Townsend's solitaire reaches a length of approximately 8–9.5 in and wingspan of 14.5 in; it weighs approximately 1.2 oz. It has a short, thick, blackish bill; a white eye ring; and gray plumage with a buffy wing stripe and edges of the flight feathers. The tail is long, tapered when shut, and edged with white. Juveniles are mottled gray and white.

It perches in a rather upright position, often high on a branch and often staying still for a long time.

Though it has some similarities to the northern mockingbird, particularly as to the tail, its dark underparts, shape, size, and behavior are not similar.

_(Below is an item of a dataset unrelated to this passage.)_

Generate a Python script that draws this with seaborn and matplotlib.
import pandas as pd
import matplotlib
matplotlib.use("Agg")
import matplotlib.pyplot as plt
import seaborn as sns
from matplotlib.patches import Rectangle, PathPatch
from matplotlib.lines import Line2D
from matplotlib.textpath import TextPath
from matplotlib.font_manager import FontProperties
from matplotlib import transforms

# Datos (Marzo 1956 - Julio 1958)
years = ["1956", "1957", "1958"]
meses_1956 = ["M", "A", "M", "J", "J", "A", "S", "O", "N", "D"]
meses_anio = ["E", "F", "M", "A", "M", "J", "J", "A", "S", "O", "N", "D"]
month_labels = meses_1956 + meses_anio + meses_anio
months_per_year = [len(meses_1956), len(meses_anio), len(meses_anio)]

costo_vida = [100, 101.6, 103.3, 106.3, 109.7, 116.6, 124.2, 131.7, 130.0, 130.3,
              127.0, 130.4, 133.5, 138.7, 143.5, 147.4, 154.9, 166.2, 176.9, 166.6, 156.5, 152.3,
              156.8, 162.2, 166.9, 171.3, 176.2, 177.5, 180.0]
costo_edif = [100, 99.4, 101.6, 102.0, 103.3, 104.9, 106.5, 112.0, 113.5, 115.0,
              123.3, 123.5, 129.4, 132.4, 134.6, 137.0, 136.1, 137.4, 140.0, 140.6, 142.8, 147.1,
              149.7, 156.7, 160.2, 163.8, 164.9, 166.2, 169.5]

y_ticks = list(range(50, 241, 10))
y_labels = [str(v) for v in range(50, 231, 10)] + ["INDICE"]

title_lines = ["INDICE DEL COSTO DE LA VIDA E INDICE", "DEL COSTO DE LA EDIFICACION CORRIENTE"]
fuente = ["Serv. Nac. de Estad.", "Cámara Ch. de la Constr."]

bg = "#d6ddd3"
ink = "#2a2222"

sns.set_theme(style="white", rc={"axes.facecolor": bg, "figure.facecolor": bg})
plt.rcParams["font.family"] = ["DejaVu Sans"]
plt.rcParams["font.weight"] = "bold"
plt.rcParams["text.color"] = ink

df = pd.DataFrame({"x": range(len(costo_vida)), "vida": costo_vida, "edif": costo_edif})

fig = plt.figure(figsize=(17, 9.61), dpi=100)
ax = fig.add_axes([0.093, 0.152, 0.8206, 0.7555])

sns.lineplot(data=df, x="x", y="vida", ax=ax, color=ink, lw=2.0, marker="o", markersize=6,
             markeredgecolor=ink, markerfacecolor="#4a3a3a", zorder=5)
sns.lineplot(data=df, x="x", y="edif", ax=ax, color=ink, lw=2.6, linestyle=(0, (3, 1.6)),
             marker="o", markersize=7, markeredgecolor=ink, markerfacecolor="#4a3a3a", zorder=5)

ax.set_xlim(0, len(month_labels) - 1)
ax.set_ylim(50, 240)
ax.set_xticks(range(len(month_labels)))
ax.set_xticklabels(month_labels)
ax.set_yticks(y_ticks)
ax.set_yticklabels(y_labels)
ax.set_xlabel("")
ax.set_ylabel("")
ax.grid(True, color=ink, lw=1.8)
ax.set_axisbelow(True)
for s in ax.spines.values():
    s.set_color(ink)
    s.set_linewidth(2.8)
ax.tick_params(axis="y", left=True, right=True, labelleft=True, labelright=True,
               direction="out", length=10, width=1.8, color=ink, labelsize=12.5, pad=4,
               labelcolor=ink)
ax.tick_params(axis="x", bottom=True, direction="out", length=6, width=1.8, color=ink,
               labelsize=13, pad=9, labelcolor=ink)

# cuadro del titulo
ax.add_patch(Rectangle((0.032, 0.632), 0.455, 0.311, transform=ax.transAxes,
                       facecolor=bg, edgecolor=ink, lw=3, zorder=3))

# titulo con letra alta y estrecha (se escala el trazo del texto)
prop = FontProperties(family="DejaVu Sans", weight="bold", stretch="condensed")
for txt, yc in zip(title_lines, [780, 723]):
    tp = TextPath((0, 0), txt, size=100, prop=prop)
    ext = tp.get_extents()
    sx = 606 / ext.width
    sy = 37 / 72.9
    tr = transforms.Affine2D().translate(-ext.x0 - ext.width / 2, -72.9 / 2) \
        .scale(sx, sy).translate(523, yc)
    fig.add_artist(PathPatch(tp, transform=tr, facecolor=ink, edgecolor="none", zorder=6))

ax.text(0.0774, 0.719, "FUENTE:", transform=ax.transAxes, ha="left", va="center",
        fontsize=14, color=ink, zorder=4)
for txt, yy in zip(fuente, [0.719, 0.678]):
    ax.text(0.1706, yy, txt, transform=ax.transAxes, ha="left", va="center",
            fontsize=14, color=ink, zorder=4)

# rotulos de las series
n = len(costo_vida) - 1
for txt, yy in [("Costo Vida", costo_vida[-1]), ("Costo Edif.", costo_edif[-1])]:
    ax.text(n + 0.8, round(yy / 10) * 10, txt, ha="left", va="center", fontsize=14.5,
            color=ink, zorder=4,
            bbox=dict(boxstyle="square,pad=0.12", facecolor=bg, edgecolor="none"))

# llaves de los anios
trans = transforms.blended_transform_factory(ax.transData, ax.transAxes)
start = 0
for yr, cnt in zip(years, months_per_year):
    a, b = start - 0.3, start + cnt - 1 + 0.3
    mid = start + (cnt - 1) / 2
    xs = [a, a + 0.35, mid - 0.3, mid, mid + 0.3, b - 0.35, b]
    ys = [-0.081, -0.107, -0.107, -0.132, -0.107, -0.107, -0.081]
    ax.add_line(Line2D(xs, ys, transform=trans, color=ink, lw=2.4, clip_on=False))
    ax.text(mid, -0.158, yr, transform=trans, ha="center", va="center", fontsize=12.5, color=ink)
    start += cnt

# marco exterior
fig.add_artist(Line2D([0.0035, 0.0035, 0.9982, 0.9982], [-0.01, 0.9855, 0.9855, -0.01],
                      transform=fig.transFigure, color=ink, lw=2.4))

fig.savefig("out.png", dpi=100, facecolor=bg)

It feeds primarily on berries and insects. The solitaire is amongst the most specialized of all North American birds since its diet in winter consists almost entirely of the fleshy cones of the juniper bush, and the solitary birds form territories around productive juniper patches which they strongly defend

===Voice===
Its song consists of loud, melodious flute-like rising and falling phrases with "low, husky notes interspersed but no distinct pattern" and "a slightly mechanical quality." The call is a squeaky eeek or "clear, soft whistle heeh".

==Nesting==
They nest on the ground in hollows under banks or crevices about roots of trees or fallen stumps, making a large, loosely constructed pile of weeds and trash, hollowed and lined with rootlets. The nest resembles that of other solitaires: a cup of fine plant material on or close to the ground. Townsend's solitaire usually lays three or four eggs that are grayish-white with brown dots or splotches concentrated at the larger end.

==Etymology==
The name of this bird commemorates the ornithologist John Kirk Townsend.